Alibaba's next mission: A tech powerhouse
New R&D unit to help transform e-commerce giant to serve 2 billion people in 20 years
Alibaba Group said on March 14 that it is setting up a dedicated research task force to spearhead innovative - and potentially revolutionary - new paths to growth, with the goal of transforming the e-commerce trading platform into a well-rounded, technology-driven powerhouse.
Through a new, independent research and development department, dubbed NASA after the United States space agency, the internet juggernaut is setting its sights on developing core technologies that will serve 2 billion people in 20 years.
Employees walking through Alibaba's headquarters in Hangzhou, Zhejiang province. Wei Xiaohao / For China Daily |
Jack Ma, Alibaba's founder and chairman, says the R&D initiative accords with a broader plan to turn the company into "the world's fifth-largest economy", creating 100 million jobs and enabling 10 million small enterprises to become profitable in two decades.
"Just like how the National Aeronautics and Space Administration fueled fundamental progress in science and technology and enhanced people's lives, new economies must be built upon new technology-enabled infrastructure," Ma recently said at the company's first internal technology conference, which was held at its headquarters in Hangzhou, Zhejiang province.

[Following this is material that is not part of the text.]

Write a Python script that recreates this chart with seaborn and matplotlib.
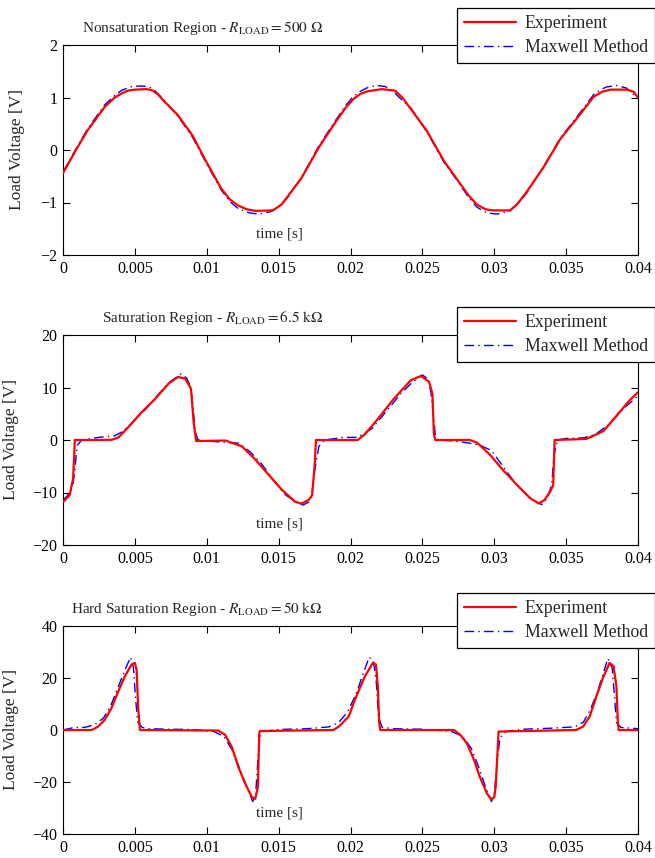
import numpy as np
import pandas as pd
import matplotlib
matplotlib.use('Agg')
import matplotlib.pyplot as plt
import seaborn as sns

# ---- data (time in s, voltage in V) ----
# Nonsaturation region, R_LOAD = 500 Ohm
t1_exp = [0, 0.0009, 0.0017, 0.0029, 0.0036, 0.0041, 0.0045, 0.0050, 0.0058, 0.0062,
          0.0066, 0.0071, 0.0080, 0.0090, 0.0100, 0.0110, 0.0116, 0.0122, 0.0128, 0.0134,
          0.0146, 0.0152, 0.0157, 0.0166, 0.0178, 0.0190, 0.0197, 0.0202, 0.0207, 0.0212,
          0.0222, 0.0231, 0.0236, 0.0242, 0.0253, 0.0265, 0.0276, 0.0282, 0.0288, 0.0294,
          0.0299, 0.0311, 0.0316, 0.0322, 0.0334, 0.0346, 0.0358, 0.0369, 0.0375, 0.0381,
          0.0392, 0.0397, 0.0400]
v1_exp = [-0.44, 0.0, 0.37, 0.82, 1.00, 1.08, 1.13, 1.15, 1.16, 1.14,
          1.06, 0.91, 0.66, 0.28, -0.24, -0.73, -0.94, -1.06, -1.13, -1.16,
          -1.15, -1.04, -0.86, -0.53, 0.05, 0.55, 0.82, 0.97, 1.07, 1.12,
          1.16, 1.13, 1.00, 0.78, 0.37, -0.21, -0.63, -0.86, -1.04, -1.13,
          -1.15, -1.15, -1.03, -0.82, -0.34, 0.21, 0.62, 1.01, 1.11, 1.15,
          1.15, 1.11, 1.00]
t1_mx = [0, 0.0009, 0.0017, 0.0029, 0.0036, 0.0041, 0.0048, 0.0055, 0.0060, 0.0064,
         0.0071, 0.0080, 0.0090, 0.0100, 0.0110, 0.0116, 0.0122, 0.0130, 0.0137, 0.0145,
         0.0151, 0.0157, 0.0166, 0.0178, 0.0190, 0.0197, 0.0202, 0.0207, 0.0212, 0.0218,
         0.0224, 0.0229, 0.0234, 0.0242, 0.0253, 0.0265, 0.0276, 0.0282, 0.0288, 0.0295,
         0.0302, 0.0310, 0.0316, 0.0322, 0.0334, 0.0346, 0.0358, 0.0369, 0.0374, 0.0378,
         0.0385, 0.0392, 0.0400]
v1_mx = [-0.42, 0.02, 0.40, 0.86, 1.04, 1.14, 1.21, 1.22, 1.20, 1.13,
         0.93, 0.64, 0.25, -0.27, -0.76, -0.98, -1.12, -1.20, -1.22, -1.17,
         -1.06, -0.88, -0.52, 0.08, 0.58, 0.86, 1.02, 1.12, 1.19, 1.23,
         1.21, 1.14, 1.00, 0.80, 0.35, -0.23, -0.65, -0.90, -1.09, -1.20,
         -1.22, -1.17, -1.04, -0.84, -0.33, 0.23, 0.65, 1.05, 1.15, 1.20,
         1.23, 1.18, 0.98]

# Saturation region, R_LOAD = 6.5 kOhm
t2_exp = [0, 0.00047, 0.0007, 0.00078, 0.00082, 0.0020, 0.0034, 0.00384, 0.00453, 0.00547,
          0.0064, 0.00733, 0.0080, 0.0085, 0.0089, 0.0091, 0.0092, 0.00926, 0.0113, 0.01244,
          0.01337, 0.0143, 0.01523, 0.01616, 0.0166, 0.0171, 0.01733, 0.0175, 0.0176, 0.0205,
          0.0210, 0.0219, 0.0230, 0.0242, 0.0249, 0.02546, 0.0257, 0.0258, 0.0259, 0.0283,
          0.0288, 0.0297, 0.0306, 0.0316, 0.0325, 0.0331, 0.0335, 0.0339, 0.0341, 0.0342,
          0.0364, 0.0376, 0.0385, 0.0394, 0.0400]
v2_exp = [-11.8, -10.5, -7.3, -3.0, 0.0, 0.0, 0.05, 0.45, 2.4, 5.3,
          7.8, 10.7, 12.0, 11.7, 9.8, 3.0, 1.1, -0.2, -0.1, -1.2,
          -3.7, -6.6, -9.5, -11.8, -12.1, -11.4, -10.5, -5.0, 0.0, 0.0,
          1.1, 4.0, 7.8, 11.4, 12.2, 11.1, 8.8, 1.1, 0.0, 0.0,
          -0.5, -2.8, -5.7, -8.6, -11.1, -12.1, -11.4, -9.8, -8.6, 0.0,
          0.2, 1.7, 4.6, 7.5, 9.1]
t2_mx = [0, 0.0004, 0.0007, 0.0008, 0.0010, 0.0013, 0.0025, 0.0036, 0.0042, 0.0050,
         0.0058, 0.0066, 0.0074, 0.0082, 0.0086, 0.0089, 0.00905, 0.0092, 0.0094, 0.0105,
         0.0115, 0.0122, 0.0130, 0.0138, 0.0146, 0.0155, 0.0162, 0.0167, 0.0171, 0.0173,
         0.0175, 0.0178, 0.0182, 0.0195, 0.0205, 0.0215, 0.0225, 0.0235, 0.0243, 0.0250,
         0.0254, 0.0256, 0.02575, 0.0259, 0.0261, 0.0272, 0.0283, 0.0290, 0.0298, 0.0306,
         0.0314, 0.0322, 0.0328, 0.0333, 0.0337, 0.0340, 0.03415, 0.0344, 0.0350, 0.0362,
         0.0370, 0.0380, 0.0390, 0.0400]
v2_mx = [-11.5, -10.3, -8.5, -6.0, -1.0, 0.0, 0.5, 0.8, 1.7, 3.8,
         6.0, 8.6, 11.0, 12.6, 11.8, 10.0, 6.0, 1.5, 0.0, -0.3,
         -0.5, -0.6, -2.2, -4.5, -7.5, -10.5, -11.8, -12.4, -11.8, -10.5,
         -6.0, -1.2, 0.0, 0.5, 0.5, 2.2, 5.5, 8.8, 11.0, 12.4,
         11.6, 9.0, 5.0, 1.0, 0.0, -0.2, -0.6, -1.0, -2.0, -5.0,
         -8.0, -10.3, -11.6, -12.3, -11.0, -8.5, -3.0, 0.0, 0.3, 0.4,
         1.0, 3.0, 6.0, 8.4]

# Hard saturation region, R_LOAD = 50 kOhm
t3_exp = [0, 0.0020, 0.00244, 0.0029, 0.00337, 0.00384, 0.0043, 0.00477, 0.0050, 0.00512,
          0.00523, 0.00535, 0.0108, 0.01128, 0.01174, 0.0122, 0.01267, 0.01314, 0.01337, 0.01356,
          0.01365, 0.0137, 0.0188, 0.01919, 0.01988, 0.0203, 0.0210, 0.02155, 0.02177, 0.0219,
          0.0220, 0.02207, 0.0272, 0.02765, 0.0281, 0.0286, 0.0290, 0.0295, 0.0298, 0.0300,
          0.0301, 0.0303, 0.0357, 0.03618, 0.03664, 0.0371, 0.03756, 0.03802, 0.0383, 0.0385,
          0.0386, 0.03866, 0.0400]
v3_exp = [0, 0, 1.3, 3.9, 8.4, 14.8, 20.6, 25.2, 25.8, 23.2,
          8.4, 0.0, -0.2, -1.9, -6.5, -14.2, -20.6, -25.8, -26.5, -21.9,
          -1.3, -0.4, 0.0, 1.3, 5.2, 11.6, 20.6, 25.8, 25.2, 16.8,
          2.6, 0.0, 0.0, -1.9, -5.2, -11.6, -18.1, -24.5, -26.7, -25.8,
          -21.9, -0.6, 0.0, 1.3, 5.2, 12.9, 20.0, 25.8, 24.5, 16.8,
          2.6, 0.0, 0.0]
t3_mx = [0, 0.0008, 0.0015, 0.0022, 0.0028, 0.0033, 0.0038, 0.0043, 0.0047, 0.0049,
         0.00505, 0.0052, 0.0055, 0.0060, 0.0075, 0.0090, 0.0105, 0.0112, 0.0118, 0.0123,
         0.0128, 0.0132, 0.0134, 0.01355, 0.0137, 0.0140, 0.0150, 0.0170, 0.0185, 0.0192,
         0.0198, 0.0204, 0.0209, 0.0213, 0.0216, 0.0218, 0.02195, 0.0222, 0.0230, 0.0250,
         0.0270, 0.0278, 0.0284, 0.0289, 0.0294, 0.0298, 0.0300, 0.0302, 0.0304, 0.0308,
         0.0320, 0.0340, 0.0356, 0.0362, 0.0367, 0.0372, 0.0376, 0.0379, 0.0382, 0.03835,
         0.0385, 0.0388, 0.0400]
v3_mx = [0, 1.0, 1.0, 2.0, 4.5, 9.0, 16.0, 23.0, 28.0, 24.0,
         12.0, 3.0, 1.0, 0.5, 0.3, 0.2, -0.6, -2.5, -8.0, -15.0,
         -22.0, -27.5, -25.0, -12.0, -2.5, -0.5, 0.2, 0.5, 1.2, 3.0,
         7.0, 14.0, 22.0, 28.0, 26.5, 18.0, 5.0, 1.0, 0.5, 0.3,
         -0.5, -2.5, -7.0, -14.0, -22.0, -27.5, -25.0, -12.0, -3.0, -0.5,
         0.3, 0.7, 1.2, 3.0, 8.0, 15.0, 22.0, 27.5, 24.0, 14.0,
         3.0, 1.0, 0.5]

titles = [r'Nonsaturation Region - $R_{\mathrm{LOAD}} = 500\ \Omega$',
          r'Saturation Region - $R_{\mathrm{LOAD}} = 6.5\ \mathrm{k}\Omega$',
          r'Hard Saturation Region - $R_{\mathrm{LOAD}} = 50\ \mathrm{k}\Omega$']
ylims = [(-2, 2), (-20, 20), (-40, 40)]
yticks = [[-2, -1, 0, 1, 2], [-20, -10, 0, 10, 20], [-40, -20, 0, 20, 40]]
xticks = [0, 0.005, 0.01, 0.015, 0.02, 0.025, 0.03, 0.035, 0.04]
xticklabels = ['0', '0.005', '0.01', '0.015', '0.02', '0.025', '0.03', '0.035', '0.04']

panels = [(t1_exp, v1_exp, t1_mx, v1_mx),
          (t2_exp, v2_exp, t2_mx, v2_mx),
          (t3_exp, v3_exp, t3_mx, v3_mx)]

sns.set_style('ticks')
plt.rcParams['font.family'] = ['Liberation Serif', 'DejaVu Serif']
plt.rcParams['mathtext.fontset'] = 'stix'

fig = plt.figure(figsize=(6.55, 8.58), dpi=100)
W, H = 655, 858
# axes boxes in pixels: (left, top, right, bottom)
boxes = [(63, 45, 638, 255), (63, 335, 638, 545), (63, 626, 638, 834)]
legend_tops = [8, 307, 593]
ylabel_x = [-0.066, -0.077, -0.077]

for i, (te, ve, tm, vm) in enumerate(panels):
    l, t, r, b = boxes[i]
    ax = fig.add_axes([l / W, 1 - b / H, (r - l) / W, (b - t) / H])
    exp_df = pd.DataFrame({'t': te, 'v': ve})
    mx_df = pd.DataFrame({'t': tm, 'v': vm})
    sns.lineplot(data=exp_df, x='t', y='v', ax=ax, color='red', lw=1.6,
                 estimator=None, sort=False, label='Experiment', zorder=3)
    sns.lineplot(data=mx_df, x='t', y='v', ax=ax, color='blue', lw=1.0,
                 estimator=None, sort=False, label='Maxwell Method', zorder=2,
                 dashes=False, linestyle=(0, (7, 3, 1, 3)))
    ax.set_xlim(0, 0.04)
    ax.set_ylim(*ylims[i])
    ax.set_xticks(xticks)
    ax.set_xticklabels(xticklabels)
    ax.set_yticks(yticks[i])
    ax.tick_params(direction='in', top=True, right=True, length=5, width=0.8,
                   labelsize=11.5, pad=4, colors='black')
    for sp in ax.spines.values():
        sp.set_linewidth(0.8)
        sp.set_color('black')
    ax.set_xlabel('')
    ax.set_ylabel('Load Voltage [V]', fontsize=12.5)
    ax.yaxis.set_label_coords(ylabel_x[i], 0.5)
    ax.text(0.3757, 0.10, 'time [s]', transform=ax.transAxes, ha='center',
            va='center', fontsize=11)
    ax.text(0.452, 1.08, titles[i], transform=ax.transAxes, ha='right',
            va='center', fontsize=11)
    leg = ax.legend(loc='upper left', bbox_to_anchor=(457 / W, 1 - legend_tops[i] / H),
                    bbox_transform=fig.transFigure, fontsize=12.8, frameon=True,
                    fancybox=False, framealpha=1, edgecolor='black',
                    handlelength=2.9, handletextpad=0.5, labelspacing=0.4,
                    borderpad=0.4, borderaxespad=0)
    leg.get_frame().set_linewidth(0.9)
    leg.set_zorder(10)

fig.savefig('out.png', dpi=100)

Ma, whose comments were released on Mar 13, added that Alibaba is ready to shoulder the responsibility for major technological breakthroughs.
Areas of focus will include, but not be confined to, machine learning, chips, the internet of things, operating systems and biometric identification, Ma said.
"Today we've reached a tipping point, where technology makes a real difference," says Zhang Jianfeng, Alibaba's chief technology officer.
The new R&D department will move away from the old business model under which technology focused on supporting business operations. Instead, Alibaba says, it wants to establish a pure, holistic R&D mechanism with a long-range vision. Advanced technological solutions may be in the pipeline for one or two decades, the company said.
Alibaba currently employs more than 20,000 engineers, more than 500 of whom have PhDs. Nine of its 36 partners on the management board are experienced engineers.
The company has been pushing hard on the technology front - from using facial recognition technology for digital payments to adopting artificial intelligence to help mitigate traffic congestion around Hangzhou and leveraging big data in anti-piracy campaigns.
Among the latest efforts is a pilot program that was rolled out recently by the company's cloud-computing arm, Alibaba Cloud, in partnership with Intel Corp, under which the two agreed to build a cloud-based acceleration service that enables virtual access by cloud customers to a larger set of computer resources.
Zhang Mengmeng, a senior researcher at Counterpoint Technology Market Research, says that as Alibaba grows its core businesses into a collaborative ecosystem, it will need technology firepower to enhance its complementary capabilities.
"It's a visionary move. Alibaba is no longer content with being recognized as an online trading platform," she says. "It needs new technologies to fulfill and balance its multiple roles as a virtual shopping mall, a cloud-computing provider, a payment tool and a logistics network."
Each member of China's internet triumvirate known as BAT (for Baidu, Alibaba and Tencent) is sparing no effort in the push for technological breakthroughs. Search engine Baidu is delving into artificial intelligence by championing a national lab for deep learning.